- Directed by: Gustavo Ron
- Written by: Gustavo Ron Francisco Zegers
- Produced by: Alison Anne Abrohams Nicholas Owen Langholff Michael Matzdorff
- Starring: Aimee Teegarden; Krysta Rodriguez;
- Cinematography: Miguel P. Gilaberte
- Edited by: Vicente Perez
- Music by: Lucio Godoy
- Distributed by: Gravitas Ventures
- Release date: June 30, 2016 (Italy);
- Running time: 100 minutes
- Countries: United States Spain
- Language: English

= Bakery in Brooklyn =

Bakery in Brooklyn is a 2016 American-Spanish romantic comedy film starring Aimee Teegarden and Krysta Rodriguez.

==Cast==
- Aimee Teegarden as Vivien
- Krysta Rodriguez as Chloe
- Griffin Newman as Ian
- Ernie Sabella as Dave
- Blanca Suárez as Daniella
- Ward Horton as Paul
- Aitor Luna as Fernando
- Anthony Chisolm as Nathan
- Linda Lavin as Isabelle
- Josh Pais as Alexander Johnson (Lawyer)

==Plot==
Two cousins, raised as sisters, set out to save the family bakery. The owner, their aunt, dies suddenly and unexpectedly. A banker is trying to foreclose on the bakery, but is prevented from doing so when it's declared a heritage site. The cousins succeed in saving the bakery.

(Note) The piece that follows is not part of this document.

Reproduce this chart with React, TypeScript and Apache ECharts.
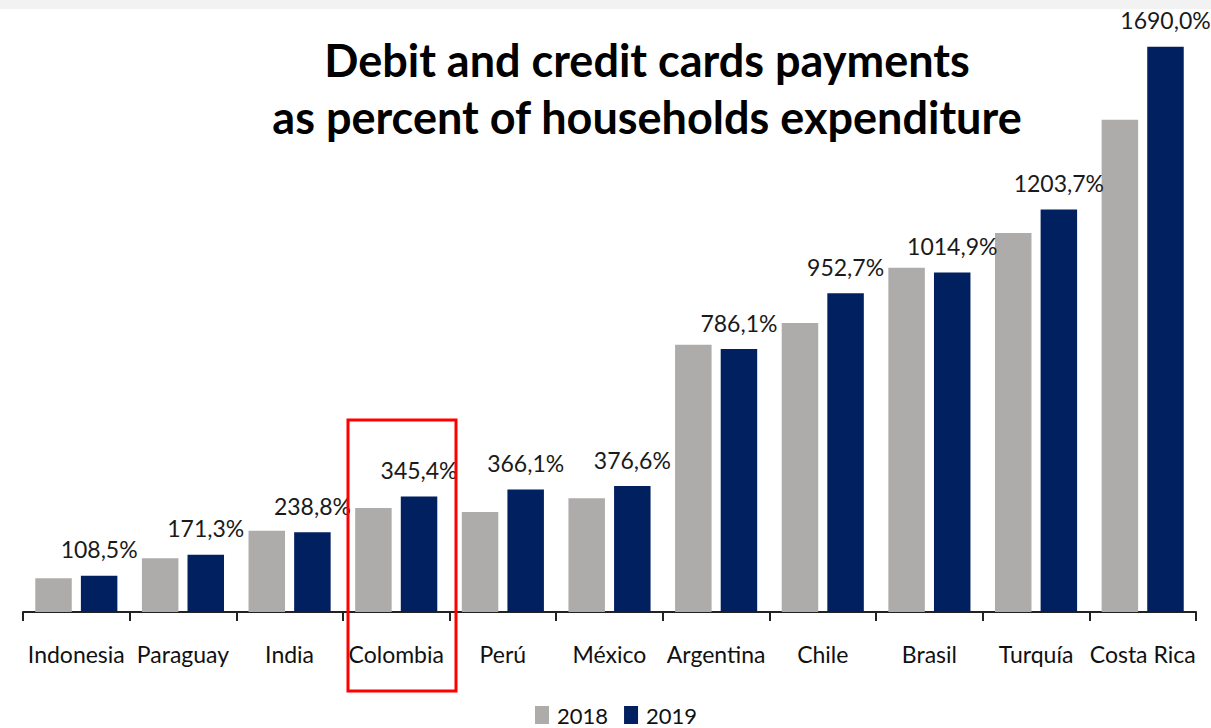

(In a completely, seemingly unrelated side plot, an old couple tries to kill Daniella and Ian with poisoned tea.)

The movie ends with Vivien and Paul kissing by a tree in a square in Valencia.

==Reception==
 Brad Wheeler of The Globe and Mail awarded the film half a star out of four. John Hartl of The Seattle Times awarded the film one and a half stars out of four.